You can do a lot with a nail and a plumb bob. Leave an inch of bare nail on the top plate and see if there is an inch of space at the bottom. Then you'll need a come along and some chain to pull the long side in. ....just some basic woodworking equipment. :grin:


----------



## Leo G (Oct 16, 2006)

2"?? :surprise2::surprise2:


----------



## allpurpose (Mar 24, 2016)

I hung drywall in a shed in Texas for a friend and along the way I realized there was nothing square about the place. One sheet of 4x8 would almost always need 3" cut from one side of the 4' edge and maybe a 1/4" on the other side and so it went all the way around. I remember watching the guys working on it and I'm not convinced they knew what a square was at all. The ridge pole wasn't one straight piece, but rather 8 or 9 individual short pieces with a nifty 4" dip in the roof.. 
I got it together and taped up then lived in it for around 7 years with no problems, but it twere no fun getting it there.. 
Truth be told I'm glad I no longer live there, but it got me through some lean days of my life..


----------



## m.n.j.chell (May 12, 2016)

In perspective:
20 feet = 240 inches
12 feet = 144 inches

2 inches is 1.4% error on the short side.

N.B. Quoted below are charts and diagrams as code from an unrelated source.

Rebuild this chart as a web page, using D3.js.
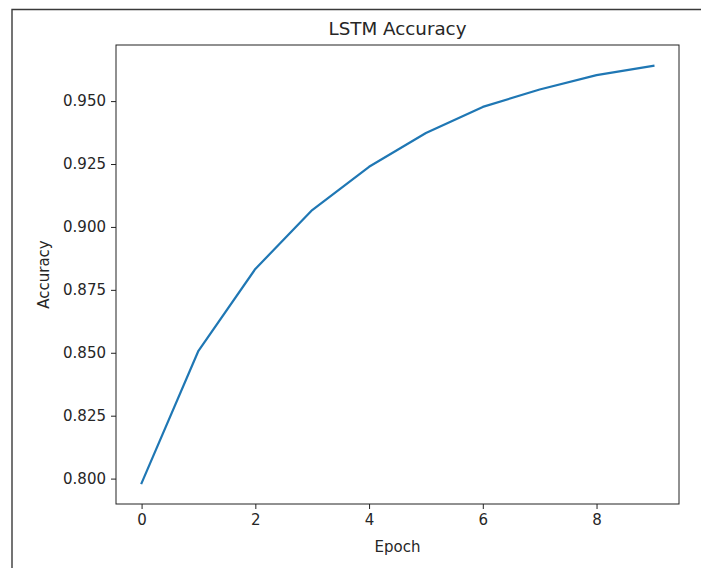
<!DOCTYPE html>
<meta charset="utf-8">
<script src="https://d3js.org/d3.v7.min.js"></script>
<style>
    body { margin: 0; background: #fff; }
    svg text { font-family: "DejaVu Sans", sans-serif; fill: #262626; }
</style>
<div id="chart"></div>
<script>
    // data
    var epochs = [0, 1, 2, 3, 4, 5, 6, 7, 8, 9];
    var accuracy = [0.7982, 0.8508, 0.8833, 0.9067, 0.9239, 0.9373, 0.9477, 0.9546, 0.9603, 0.9640];
    var xTicks = [0, 2, 4, 6, 8];
    var yTicks = [0.800, 0.825, 0.850, 0.875, 0.900, 0.925, 0.950];

    var W = 701, H = 568;
    var plot = { left: 116, top: 45, right: 679, bottom: 504 };

    var svg = d3.select("#chart").append("svg")
        .attr("width", W)
        .attr("height", H);

    // outer frame (top and left edge only show in the shot)
    svg.append("path")
        .attr("d", d3.line()([[12, H], [12, 9.5], [W, 9.5]]))
        .attr("fill", "none")
        .attr("stroke", "#3a3a3a")
        .attr("stroke-width", 1.4);

    // matplotlib style 5% margins
    var xPad = (d3.max(epochs) - d3.min(epochs)) * 0.05;
    var yPad = (d3.max(accuracy) - d3.min(accuracy)) * 0.05;

    var x = d3.scaleLinear()
        .domain([d3.min(epochs) - xPad, d3.max(epochs) + xPad])
        .range([plot.left, plot.right]);
    var y = d3.scaleLinear()
        .domain([d3.min(accuracy) - yPad, d3.max(accuracy) + yPad])
        .range([plot.bottom, plot.top]);

    var xAxis = svg.append("g")
        .attr("transform", "translate(0," + plot.bottom + ")")
        .call(d3.axisBottom(x).tickValues(xTicks).tickSize(5).tickPadding(5).tickFormat(d3.format("d")));
    var yAxis = svg.append("g")
        .attr("transform", "translate(" + plot.left + ",0)")
        .call(d3.axisLeft(y).tickValues(yTicks).tickSize(5).tickPadding(5).tickFormat(d3.format(".3f")));

    [xAxis, yAxis].forEach(function (g) {
        g.select(".domain").remove();
        g.selectAll("line").attr("stroke", "#222").attr("stroke-width", 1);
        g.selectAll("text").style("font-size", "15px").attr("fill", "#262626");
    });

    // spines
    svg.append("rect")
        .attr("x", plot.left)
        .attr("y", plot.top)
        .attr("width", plot.right - plot.left)
        .attr("height", plot.bottom - plot.top)
        .attr("fill", "none")
        .attr("stroke", "#222")
        .attr("stroke-width", 1);

    // accuracy line
    svg.append("path")
        .datum(epochs)
        .attr("fill", "none")
        .attr("stroke", "#1f77b4")
        .attr("stroke-width", 2.2)
        .attr("stroke-linejoin", "round")
        .attr("stroke-linecap", "square")
        .attr("d", d3.line()
            .x(function (d, i) { return x(d); })
            .y(function (d, i) { return y(accuracy[i]); }));

    // title and axis labels
    svg.append("text")
        .attr("x", (plot.left + plot.right) / 2)
        .attr("y", 35)
        .attr("text-anchor", "middle")
        .style("font-size", "18.3px")
        .text("LSTM Accuracy");

    svg.append("text")
        .attr("x", (plot.left + plot.right) / 2)
        .attr("y", 552)
        .attr("text-anchor", "middle")
        .style("font-size", "15px")
        .text("Epoch");

    svg.append("text")
        .attr("transform", "translate(49," + ((plot.top + plot.bottom) / 2) + ") rotate(-90)")
        .attr("text-anchor", "middle")
        .style("font-size", "15px")
        .text("Accuracy");
</script>
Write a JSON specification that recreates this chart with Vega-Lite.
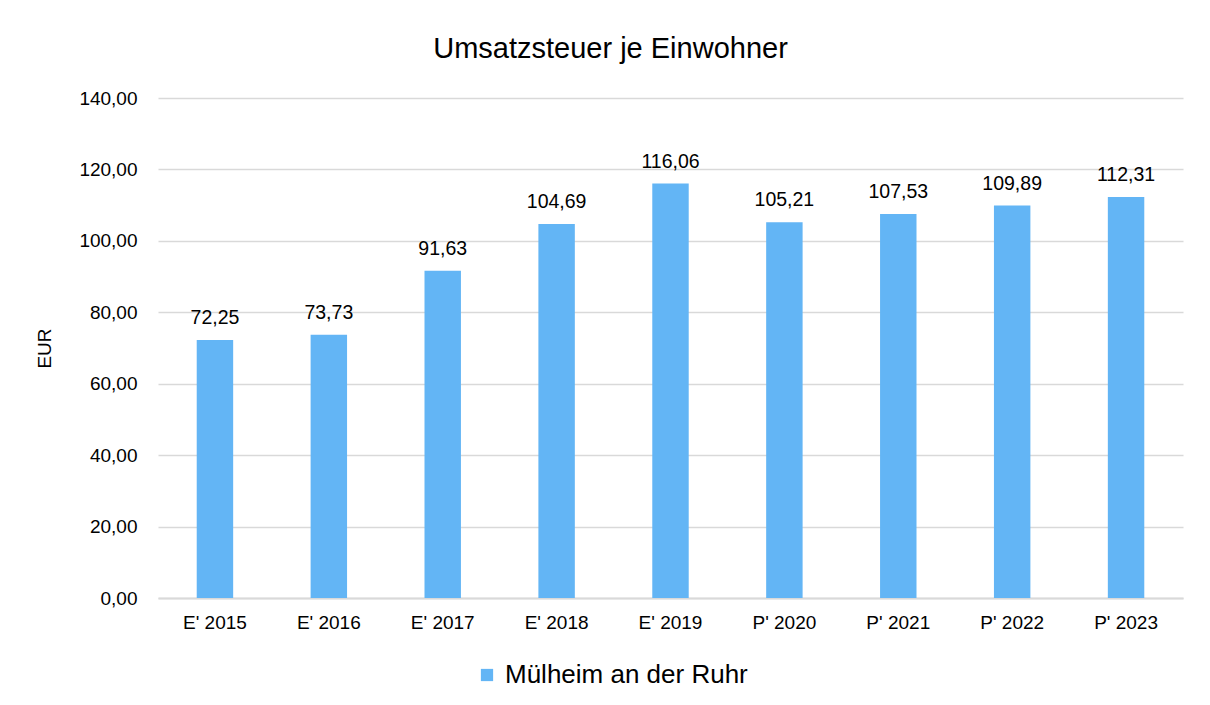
{
  "$schema": "https://vega.github.io/schema/vega-lite/v6.json",
  "width": 1025,
  "height": 500,
  "autosize": {"type": "none"},
  "padding": {"left": 158, "top": 98, "right": 27, "bottom": 107},
  "background": "white",
  "config": {
    "locale": {"number": {"decimal": ",", "thousands": ".", "grouping": [3], "currency": ["", " €"]}},
    "font": "Liberation Sans",
    "view": {"stroke": null}
  },
  "title": {
    "text": "Umsatzsteuer je Einwohner",
    "fontSize": 29,
    "fontWeight": "normal",
    "color": "#000000",
    "font": "Liberation Sans",
    "anchor": "middle",
    "dx": -60,
    "offset": 25
  },
  "data": {
    "values": [
      {"year": "E' 2015", "value": 72.25, "series": "Mülheim an der Ruhr"},
      {"year": "E' 2016", "value": 73.73, "series": "Mülheim an der Ruhr"},
      {"year": "E' 2017", "value": 91.63, "series": "Mülheim an der Ruhr"},
      {"year": "E' 2018", "value": 104.69, "series": "Mülheim an der Ruhr"},
      {"year": "E' 2019", "value": 116.06, "series": "Mülheim an der Ruhr"},
      {"year": "P' 2020", "value": 105.21, "series": "Mülheim an der Ruhr"},
      {"year": "P' 2021", "value": 107.53, "series": "Mülheim an der Ruhr"},
      {"year": "P' 2022", "value": 109.89, "series": "Mülheim an der Ruhr"},
      {"year": "P' 2023", "value": 112.31, "series": "Mülheim an der Ruhr"}
    ]
  },
  "encoding": {
    "x": {
      "field": "year",
      "type": "nominal",
      "sort": null,
      "scale": {"paddingInner": 0.68, "paddingOuter": 0.34},
      "axis": {
        "title": null,
        "labelAngle": 0,
        "labelFontSize": 19,
        "labelColor": "#000000",
        "labelPadding": 15,
        "ticks": false,
        "domainColor": "#d9d9d9",
        "domainWidth": 2,
        "grid": false
      }
    },
    "y": {
      "field": "value",
      "type": "quantitative",
      "scale": {"domain": [0, 140], "nice": false},
      "axis": {
        "title": "EUR",
        "titleFontSize": 19,
        "titleFontWeight": "normal",
        "titleColor": "#000000",
        "titlePadding": 24,
        "values": [0, 20, 40, 60, 80, 100, 120, 140],
        "format": ".2f",
        "labelFontSize": 19,
        "labelColor": "#000000",
        "labelPadding": 21,
        "ticks": false,
        "domain": false,
        "gridColor": "#d9d9d9",
        "gridWidth": 1.5
      }
    }
  },
  "layer": [
    {
      "mark": {"type": "bar"},
      "encoding": {
        "color": {
          "field": "series",
          "type": "nominal",
          "scale": {"range": ["#63b5f5"]},
          "legend": {
            "title": null,
            "orient": "none",
            "legendX": 316,
            "legendY": 564,
            "labelFontSize": 26,
            "labelLimit": 600,
            "labelColor": "#000000",
            "symbolType": "square",
            "symbolSize": 150,
            "symbolStrokeWidth": 0,
            "labelOffset": 5
          }
        }
      }
    },
    {
      "mark": {"type": "text", "baseline": "bottom", "dy": -12, "fontSize": 19.5, "color": "#000000"},
      "encoding": {
        "text": {"field": "value", "type": "quantitative", "format": ".2f"}
      }
    }
  ]
}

2 inches is .8% error on the long side.

WELL within an acceptable margin.


----------



## Leo G (Oct 16, 2006)

1/4" is acceptable.


----------



## freedhardwoods (Sep 7, 2008)

Pulling the top of the walls into square would take almost no effort. You are pulling against the corners, not all the nails in the sheathing. Since the top plate is higher on the unsheathed wall, you have to sheath the corners and over the headers of the wall first or you will just bend the 2x4's.

Put a come-a-long on the long diagonal and give it *just a little* pressure. You only need to pull the long side in 1". The short side will go out one inch when you do.


----------



## J.C. (Jan 20, 2012)

2" is a lot. You should be able to get that simple, little thing just about perfect. However, you should have had it braced before you put the plywood on.


----------



## GeorgeC (Jul 30, 2008)

Unless you plan on a very small overhang, it probably will not be noticeable. 

George


----------



## Alchymist (Jan 2, 2011)

Leo G said:


> 1/4" is acceptable.


 1/4" on the diagonal? I'd settle for 1/2" >



J.C. said:


> 2" is a lot. You should be able to get that simple, little thing just about perfect. However, you should have had it braced before you put the plywood on.


You mean like in the picture? All the 2Xs in the framing were used lumber except for the studs. The plywood sheathing was also used, but came out right on the money on the four corners, so those dimensions were pretty close.



GeorgeC said:


> Unless you plan on a very small overhang, it probably will not be noticeable.
> 
> George


Overhang will be about 10" each side. If I can't get the diagonals closer, I guess I could trim the ends of the sheet steel if it runs out. Only 14 sheets, could do. You know, paint and putty cover up a multitude of sins.:grin:


----------



## Quickstep (Apr 10, 2012)

I'm with FreedHardWoods. You really only need to get an inch. I'd try cranking it with a come along and see if it squares up. You may need to go a tad over an inch since it will probably spring back some, but I'd try that, brace it and keep on keepin' on. 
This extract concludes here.